On Friday after meeting his Russian counterpart in St. Petersburg, Saudi energy minister Khalid al-Falih acknowledged the "anxiety" of oil-consuming nations and said OPEC and its allies, led by Russia, were "likely" to increase output in the second half of the year. The next OPEC meeting is June 22.
In a tweet, Al-Falih said that in recent talks with Nur Bekri, vice chairman of China's National Development Reform Commission, "I reiterated Saudi's commitment, in collaboration with other producers, to guarantee the availability of sufficient oil supply to compensate for potential loss & to meet rising demand."
OPEC and Russia have been keeping output below capacity since November 2016. During that time, prices have more than doubled.
"It was a pretty successful effort to rebalance the market," said Gregory Gause, professor of international affairs at Texas A&M University.
Recently, prices have surged to four-year highs thanks to a variety of factors.
Unrest in Venezuela has trimmed the OPEC co-founder's output and could drive it down further in coming weeks. Thanks largely to Venezuela's falling production, compliance with OPEC quotas exceeded targets, unusual for a group whose members often cheat on one another.
The Trump decision to renew US sanctions on Iran could cut as much as half a million barrels a day from Iranian oil exports. The administration said it has appealed to oil exporters to make up for lost production to keep prices steady.
In addition, in March, commercial stockpiles of oil in the Organisation of Economic Cooperation and Development countries fell 1 million barrels below the five-year average. Usually, inventories rise at that time of the year.
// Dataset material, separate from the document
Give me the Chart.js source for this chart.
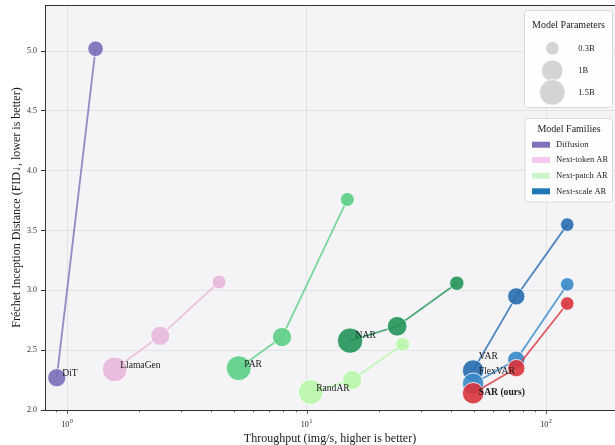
<!DOCTYPE html>
<html>
<head>
<meta charset="utf-8">
<script src="https://cdn.jsdelivr.net/npm/chart.js@4.4.1/dist/chart.umd.min.js"></script>
<style>
  html, body { margin: 0; padding: 0; background: #ffffff; }
  canvas { display: block; }
</style>
</head>
<body>
<canvas id="chart" width="615" height="445"></canvas>
<script>
// ---- data: throughput (img/s), FID, parameters (billions) per model family ----
const ditThroughput = [0.906, 1.315];
const ditFid        = [2.27, 5.02];
const ditParams     = [0.675, 0.458];

const llamaThroughput = [1.58, 2.45, 4.31];
const llamaFid        = [2.34, 2.62, 3.07];
const llamaParams     = [1.4, 0.775, 0.343];

const parThroughput = [5.21, 7.90, 14.8];
const parFid        = [2.35, 2.61, 3.76];
const parParams     = [1.4, 0.775, 0.343];

const narThroughput = [15.2, 23.9, 42.4];
const narFid        = [2.58, 2.70, 3.06];
const narParams     = [1.46, 0.816, 0.372];

const randThroughput = [10.4, 15.5, 25.2];
const randFid        = [2.15, 2.25, 2.55];
const randParams     = [1.4, 0.775, 0.343];

const varThroughput = [49.6, 75.1, 122.6];
const varFid        = [2.33, 2.95, 3.55];
const varParams     = [1.0, 0.6, 0.31];

const flexThroughput = [49.6, 75.1, 122.6];
const flexFid        = [2.22, 2.42, 3.05];
const flexParams     = [1.0, 0.6, 0.31];

const sarThroughput = [49.6, 75.1, 122.6];
const sarFid        = [2.14, 2.35, 2.89];
const sarParams     = [1.0, 0.6, 0.31];

const modelNames   = ['DiT', 'LlamaGen', 'PAR', 'NAR', 'RandAR', 'VAR', 'FlexVAR', 'SAR (ours)'];
const familyNames  = ['Diffusion', 'Next-token AR', 'Next-patch AR', 'Next-scale AR'];
const sizeLegend   = [0.3, 1, 1.5];
const sizeLegendLabels = ['0.3B', '1B', '1.5B'];
const yTicks = [2.0, 2.5, 3.0, 3.5, 4.0, 4.5, 5.0];
const xMajorTicks = [1, 10, 100];
const xMinorTicks = [0.9, 2, 3, 4, 5, 6, 7, 8, 9, 20, 30, 40, 50, 60, 70, 80, 90];

// ---- styling ----
const FONT = "'Liberation Serif', 'Times New Roman', serif";
const modelColors = {
  'DiT':        [122, 110, 184],
  'LlamaGen':   [232, 183, 217],
  'PAR':        [92, 206, 133],
  'NAR':        [36, 148, 88],
  'RandAR':     [184, 246, 170],
  'VAR':        [40, 108, 175],
  'FlexVAR':    [56, 136, 199],
  'SAR (ours)': [217, 52, 60]
};
const familyColors = ['#7e70b9', '#f6c8ef', '#ccf5cc', '#1f77b4'];
const rgba = (c, a) => `rgba(${c[0]},${c[1]},${c[2]},${a})`;

// marker radius grows with parameter count (marker area ~ params)
const radiusFor = p => Math.sqrt(15 + 100 * p);

const seriesTable = [
  [ditThroughput, ditFid, ditParams],
  [llamaThroughput, llamaFid, llamaParams],
  [parThroughput, parFid, parParams],
  [narThroughput, narFid, narParams],
  [randThroughput, randFid, randParams],
  [varThroughput, varFid, varParams],
  [flexThroughput, flexFid, flexParams],
  [sarThroughput, sarFid, sarParams]
];

const datasets = seriesTable.map(([tp, fid, params], i) => {
  const col = modelColors[modelNames[i]];
  return {
    label: modelNames[i],
    data: tp.map((x, k) => ({ x: x, y: fid[k] })),
    order: seriesTable.length - i,
    showLine: true,
    borderColor: rgba(col, 0.8),
    borderWidth: 1.8,
    tension: 0,
    pointBackgroundColor: rgba(col, 0.9),
    pointBorderColor: '#ffffff',
    pointBorderWidth: 0.8,
    pointRadius: ctx => radiusFor(params[ctx.dataIndex]),
    pointHoverRadius: ctx => radiusFor(params[ctx.dataIndex]),
    clip: false
  };
});

// model name annotations next to the largest variant of each model
const annotations = [
  { model: 'DiT',        idx: 0, dx: 5.5, dy: -4,  bold: false },
  { model: 'LlamaGen',   idx: 0, dx: 5.5, dy: -4,  bold: false },
  { model: 'PAR',        idx: 0, dx: 5.5, dy: -4,  bold: false },
  { model: 'NAR',        idx: 0, dx: 5.5, dy: -5,  bold: false },
  { model: 'RandAR',     idx: 0, dx: 5.5, dy: -4,  bold: false },
  { model: 'VAR',        idx: 0, dx: 5.7, dy: -14, bold: false },
  { model: 'FlexVAR',    idx: 0, dx: 5.7, dy: -12, bold: false },
  { model: 'SAR (ours)', idx: 0, dx: 5.7, dy: -1,  bold: true }
];

function roundRect(ctx, x, y, w, h, r) {
  ctx.beginPath();
  ctx.moveTo(x + r, y);
  ctx.lineTo(x + w - r, y);
  ctx.arcTo(x + w, y, x + w, y + r, r);
  ctx.lineTo(x + w, y + h - r);
  ctx.arcTo(x + w, y + h, x + w - r, y + h, r);
  ctx.lineTo(x + r, y + h);
  ctx.arcTo(x, y + h, x, y + h - r, r);
  ctx.lineTo(x, y + r);
  ctx.arcTo(x, y, x + r, y, r);
  ctx.closePath();
}

const decorPlugin = {
  id: 'decor',
  beforeDraw(chart) {
    const { ctx, chartArea: a } = chart;
    ctx.save();
    ctx.fillStyle = '#ffffff';
    ctx.fillRect(0, 0, chart.width, chart.height);
    ctx.fillStyle = '#f4f4f7';
    ctx.fillRect(a.left, a.top, a.right - a.left, a.bottom - a.top);
    ctx.restore();
  },
  afterDatasetsDraw(chart) {
    const { ctx } = chart;
    ctx.save();
    ctx.fillStyle = '#1a1a1a';
    ctx.textAlign = 'left';
    ctx.textBaseline = 'middle';
    annotations.forEach(an => {
      const di = modelNames.indexOf(an.model);
      const el = chart.getDatasetMeta(di).data[an.idx];
      ctx.font = (an.bold ? 'bold ' : '') + '9.6px ' + FONT;
      ctx.fillText(an.model, el.x + an.dx, el.y + an.dy);
    });
    ctx.restore();
  },
  afterDraw(chart) {
    const { ctx, chartArea: a } = chart;
    const xs = chart.scales.x;
    ctx.save();
    // top spine
    ctx.strokeStyle = '#333333';
    ctx.lineWidth = 1;
    ctx.beginPath();
    ctx.moveTo(a.left, a.top + 0.5);
    ctx.lineTo(chart.width, a.top + 0.5);
    ctx.stroke();

    // x tick marks (major longer than minor)
    const tickMark = (v, len) => {
      const px = Math.round(xs.getPixelForValue(v)) + 0.5;
      ctx.beginPath();
      ctx.moveTo(px, a.bottom);
      ctx.lineTo(px, a.bottom + len);
      ctx.stroke();
    };
    ctx.lineWidth = 0.8;
    xMinorTicks.forEach(v => tickMark(v, 2.2));
    xMajorTicks.forEach(v => tickMark(v, 4));

    // x tick labels as powers of ten
    ctx.fillStyle = '#222222';
    ctx.textBaseline = 'alphabetic';
    xMajorTicks.forEach(v => {
      const exp = String(Math.round(Math.log10(v)));
      const px = xs.getPixelForValue(v);
      ctx.font = '8px ' + FONT;
      const wb = ctx.measureText('10').width;
      ctx.font = '5.6px ' + FONT;
      const we = ctx.measureText(exp).width;
      const x0 = px - (wb + we + 0.6) / 2;
      ctx.textAlign = 'left';
      ctx.font = '8px ' + FONT;
      ctx.fillText('10', x0, 427);
      ctx.font = '5.6px ' + FONT;
      ctx.fillText(exp, x0 + wb + 0.6, 423);
    });

    // legend: model parameters
    ctx.lineWidth = 0.8;
    roundRect(ctx, 524.5, 10.5, 88, 97, 3);
    ctx.fillStyle = 'rgba(255,255,255,0.9)';
    ctx.fill();
    ctx.strokeStyle = '#d2d2d2';
    ctx.stroke();
    ctx.fillStyle = '#222222';
    ctx.textAlign = 'center';
    ctx.textBaseline = 'middle';
    ctx.font = '10px ' + FONT;
    ctx.fillText('Model Parameters', 568.5, 25);
    const sizeRows = [48.3, 70.7, 92.3];
    sizeLegend.forEach((p, i) => {
      ctx.beginPath();
      ctx.arc(552.3, sizeRows[i], radiusFor(p), 0, Math.PI * 2);
      ctx.fillStyle = '#d4d4d4';
      ctx.fill();
      ctx.strokeStyle = '#ffffff';
      ctx.stroke();
      ctx.fillStyle = '#222222';
      ctx.textAlign = 'left';
      ctx.font = '8.5px ' + FONT;
      ctx.fillText(sizeLegendLabels[i], 578.3, sizeRows[i]);
    });

    // legend: model families
    roundRect(ctx, 525, 118.5, 87.5, 83.5, 3);
    ctx.fillStyle = 'rgba(255,255,255,0.9)';
    ctx.fill();
    ctx.strokeStyle = '#d2d2d2';
    ctx.stroke();
    ctx.fillStyle = '#222222';
    ctx.textAlign = 'center';
    ctx.font = '10px ' + FONT;
    ctx.fillText('Model Families', 569, 129.5);
    const famRows = [144.7, 160, 175.7, 191.3];
    familyNames.forEach((name, i) => {
      ctx.fillStyle = familyColors[i];
      ctx.fillRect(532, famRows[i] - 3, 18, 6);
      ctx.fillStyle = '#222222';
      ctx.textAlign = 'left';
      ctx.font = '8.5px ' + FONT;
      ctx.fillText(name, 556, famRows[i]);
    });
    ctx.restore();
  }
};

new Chart(document.getElementById('chart'), {
  type: 'line',
  data: { datasets: datasets },
  options: {
    responsive: false,
    devicePixelRatio: 1,
    animation: false,
    events: [],
    layout: { autoPadding: false, padding: { top: 5, right: 0, bottom: 0, left: 0 } },
    plugins: { legend: { display: false }, tooltip: { enabled: false } },
    scales: {
      x: {
        type: 'logarithmic',
        min: 0.809,
        max: 194,
        afterBuildTicks: s => {
          s.ticks = xMinorTicks.concat(xMajorTicks).sort((p, q) => p - q)
            .map(v => ({ value: v, major: xMajorTicks.includes(v) }));
        },
        afterFit: s => { s.height = 35; s.paddingLeft = 0; s.paddingRight = 0; },
        ticks: { display: false },
        grid: {
          drawTicks: false,
          color: c => (c.tick && xMajorTicks.includes(c.tick.value)) ? '#e2e2e6' : 'rgba(0,0,0,0)',
          lineWidth: 1
        },
        border: { color: '#333333', width: 1 },
        title: {
          display: true,
          text: 'Throughput (img/s, higher is better)',
          color: '#1a1a1a',
          font: { family: FONT, size: 12, lineHeight: 1 },
          padding: { top: 0, bottom: 0 }
        }
      },
      y: {
        type: 'linear',
        min: 2.0,
        max: 5.386,
        afterBuildTicks: s => { s.ticks = yTicks.map(v => ({ value: v })); },
        afterFit: s => { s.width = 45; s.paddingTop = 0; s.paddingBottom = 0; },
        ticks: {
          color: '#333333',
          padding: 4,
          font: { family: FONT, size: 8 },
          callback: v => Number(v).toFixed(1)
        },
        grid: {
          color: '#e2e2e6',
          tickColor: '#333333',
          tickLength: 4,
          lineWidth: 1
        },
        border: { color: '#333333', width: 1 },
        title: {
          display: true,
          text: 'Fréchet Inception Distance (FID↓, lower is better)',
          color: '#1a1a1a',
          font: { family: FONT, size: 12, lineHeight: 1 },
          padding: { top: 11, bottom: 0 }
        }
      }
    }
  },
  plugins: [decorPlugin]
});
</script>
</body>
</html>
OPEC Secretary General Mohammad Barkindo said Friday that talks about easing production cuts were prompted by a sharply critical tweet by Trump on April 20. In it, Trump said: "Looks like OPEC is at it again. With record amounts of Oil all over the place, including the fully loaded ships at sea, Oil prices are artificially Very High! No good and will not be accepted!"
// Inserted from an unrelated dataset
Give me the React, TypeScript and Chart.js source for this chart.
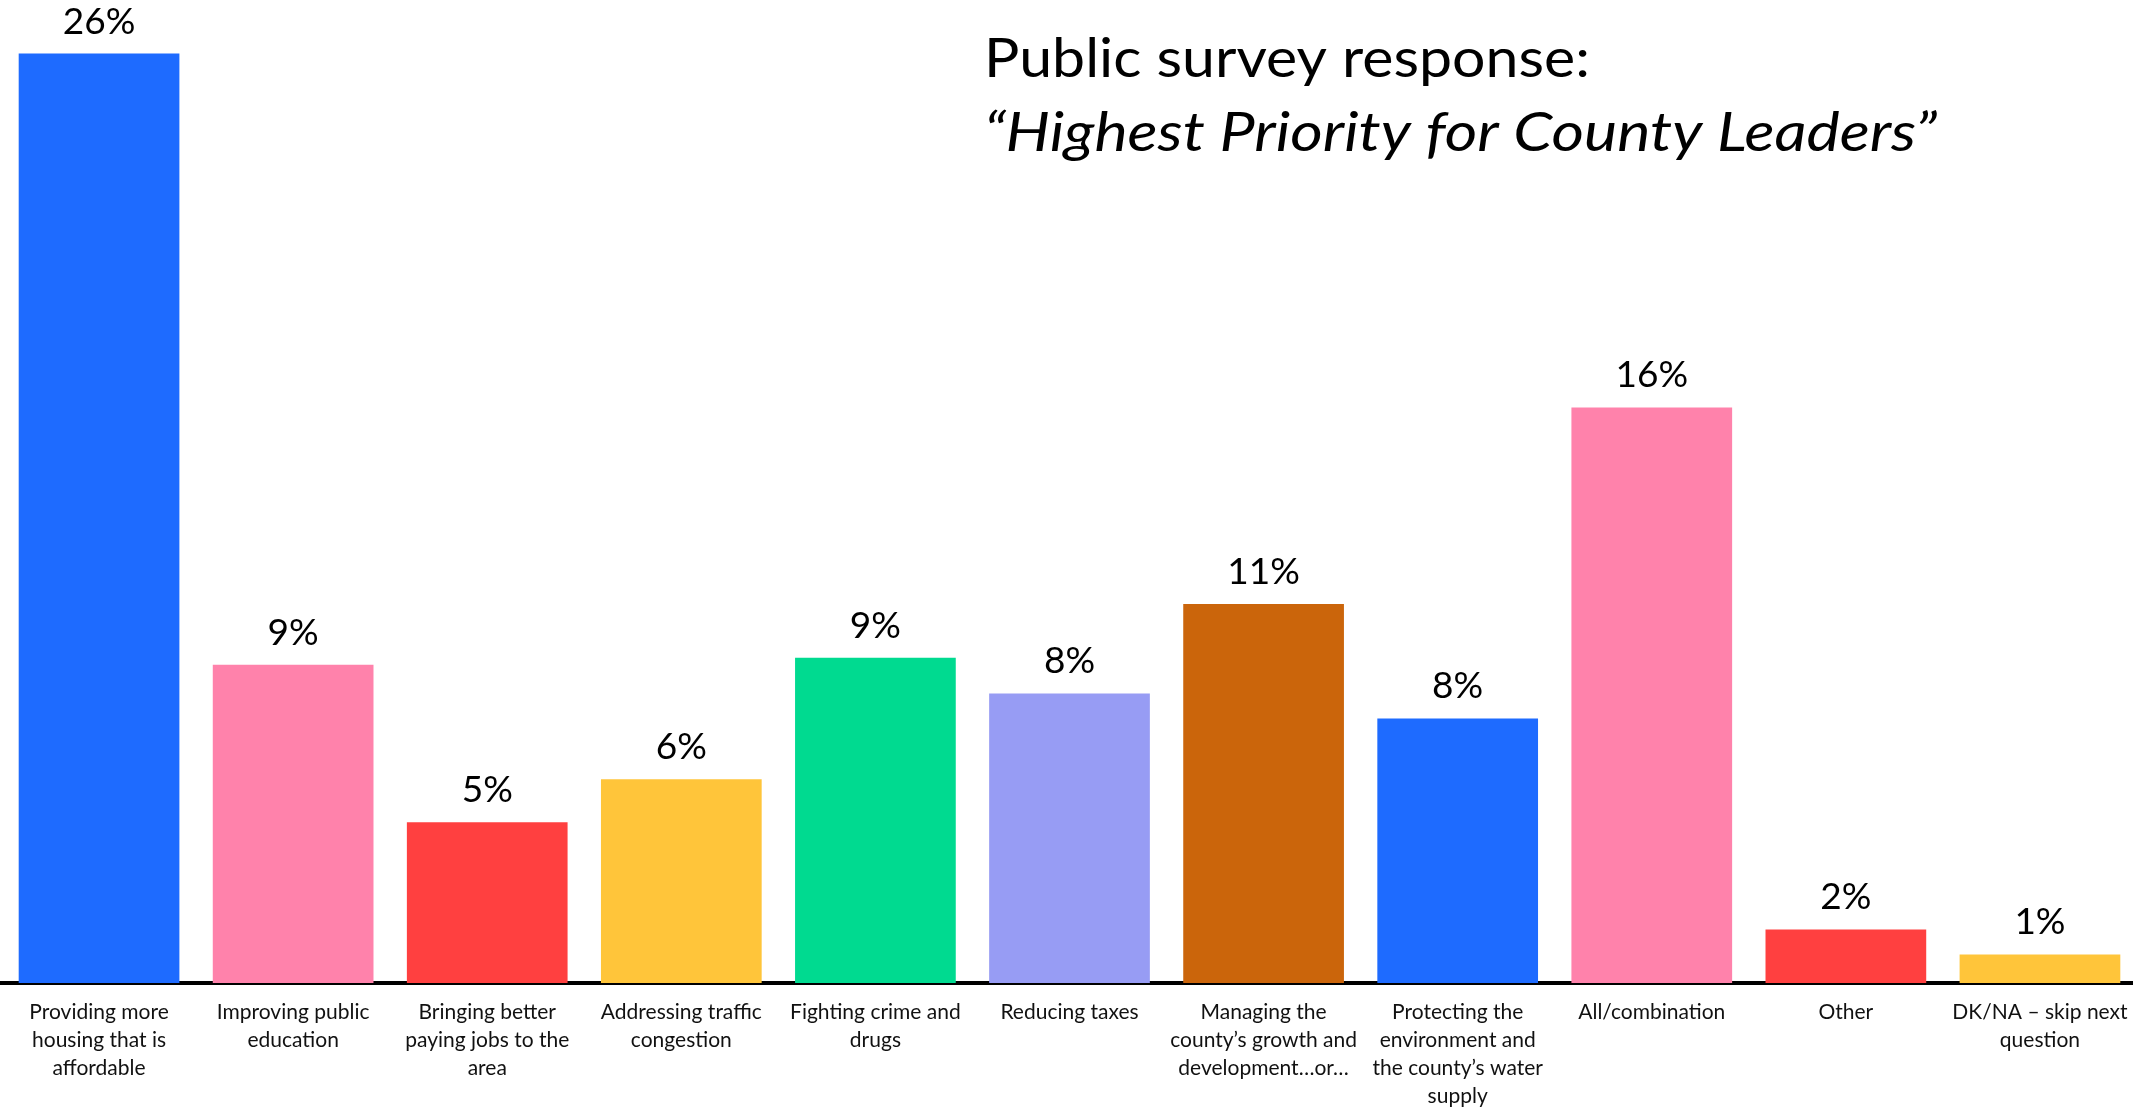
import React, { useEffect, useRef } from 'react';
import { Chart, registerables } from 'chart.js';

Chart.register(...registerables);

const categories: string[][] = [
  ['Providing more', 'housing that is', 'affordable'],
  ['Improving public', 'education'],
  ['Bringing better', 'paying jobs to the', 'area'],
  ['Addressing traffic', 'congestion'],
  ['Fighting crime and', 'drugs'],
  ['Reducing taxes'],
  ['Managing the', 'county’s growth and', 'development…or…'],
  ['Protecting the', 'environment and', 'the county’s water', 'supply'],
  ['All/combination'],
  ['Other'],
  ['DK/NA – skip next', 'question'],
];

const values: number[] = [26.0, 8.9, 4.5, 5.7, 9.1, 8.1, 10.6, 7.4, 16.1, 1.5, 0.8];

const valueLabels: string[] = ['26%', '9%', '5%', '6%', '9%', '8%', '11%', '8%', '16%', '2%', '1%'];

const barColors: string[] = [
  '#1E6BFF',
  '#FF82AB',
  '#FF4040',
  '#FFC53A',
  '#00DA90',
  '#979CF4',
  '#CB650B',
  '#1E6BFF',
  '#FF82AB',
  '#FF4040',
  '#FFC53A',
];

const titleLines: string[] = ['Public survey response:', '“Highest Priority for County Leaders”'];

const valueLabelPlugin = {
  id: 'valueLabelPlugin',
  afterDatasetsDraw(chart: any) {
    const ctx = chart.ctx;
    const meta = chart.getDatasetMeta(0);
    ctx.save();
    ctx.font = '37px Lato';
    ctx.fillStyle = '#000';
    ctx.textAlign = 'center';
    ctx.textBaseline = 'alphabetic';
    meta.data.forEach((el: any, i: number) => {
      ctx.fillText(valueLabels[i], el.x, el.y - 20);
    });
    ctx.restore();
  },
};

const titlePlugin = {
  id: 'titlePlugin',
  afterDraw(chart: any) {
    const ctx = chart.ctx;
    const specs = [
      { text: titleLines[0], font: '54px Lato', x: 984, y: 77, w: 606 },
      { text: titleLines[1], font: 'italic 54px Lato', x: 984, y: 151, w: 953 },
    ];
    specs.forEach((s) => {
      ctx.save();
      ctx.font = s.font;
      ctx.fillStyle = '#000';
      ctx.textAlign = 'left';
      ctx.textBaseline = 'alphabetic';
      const m = ctx.measureText(s.text).width;
      const k = m > 0 ? s.w / m : 1;
      ctx.translate(s.x, s.y);
      ctx.scale(k, 1);
      ctx.fillText(s.text, 0, 0);
      ctx.restore();
    });
  },
};

export default function App() {
  const canvasRef = useRef<HTMLCanvasElement | null>(null);

  useEffect(() => {
    if (!canvasRef.current) return;
    const chart = new Chart(canvasRef.current, {
      type: 'bar',
      data: {
        labels: categories,
        datasets: [
          {
            data: values,
            backgroundColor: barColors,
            borderWidth: 0,
            categoryPercentage: 1,
            barPercentage: 0.828,
          },
        ],
      },
      options: {
        responsive: false,
        animation: false,
        layout: { padding: { left: 2, right: 0, top: 0, bottom: 0 } },
        plugins: {
          legend: { display: false },
          title: { display: false },
          tooltip: { enabled: false },
        },
        scales: {
          x: {
            z: 1,
            grid: { display: false, drawTicks: false },
            border: { display: true, width: 4, color: '#000' },
            ticks: {
              autoSkip: false,
              maxRotation: 0,
              minRotation: 0,
              padding: 15,
              color: '#111',
              font: { family: 'Lato', size: 21, lineHeight: '28px' },
            },
            afterFit: (scale: any) => {
              scale.height = 126;
              scale.paddingLeft = 0;
              scale.paddingRight = 0;
            },
          },
          y: {
            display: false,
            min: 0,
            max: 27.5,
          },
        },
      },
      plugins: [valueLabelPlugin, titlePlugin],
    });
    return () => chart.destroy();
  }, []);

  return (
    <div
      style={{
        position: 'absolute',
        left: 0,
        top: 0,
        width: 2133,
        height: 1109,
        overflow: 'hidden',
        background: '#fff',
      }}
    >
      <canvas ref={canvasRef} width={2137} height={1109} style={{ display: 'block' }} />
    </div>
  );
}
"We pride ourselves as friends of the United States," Barkindo told a panel with Saudi and Russian energy ministers in St. Petersburg at Russia's main economic forum.
His remark came one day after Democratic lawmakers blamed the president for boosting gasoline prices just before the Memorial Day start to the summer driving season.
"Secretary General Barkindo's tweet gives President Trump bragging rights for pushing OPEC to open the taps," said Robert McNally, former National Security Council adviser to President George W. Bush and president of the Rapidan Group, a consulting firm. "The Democrats demanded Trump weigh in with OPEC to reverse crude price increases. He did."
Tom Kloza, global head of energy analysis for Oil Price Information Services, said his outlook for gasoline prices has already changed. "What had been an arduous ascent for gas prices is now on hold," he said. "The OPEC and Russian rhetoric indicate they may put additional oil on the market to help meet demand."
But McNally and other analysts cautioned that the sharp drop in crude oil prices Friday could be short-lived and that the November midterm election was still far away. He noted that the glut in commercial inventories was "almost gone" and that the buffer of spare production was still relatively small, an ominous situation when geopolitical risks remain high.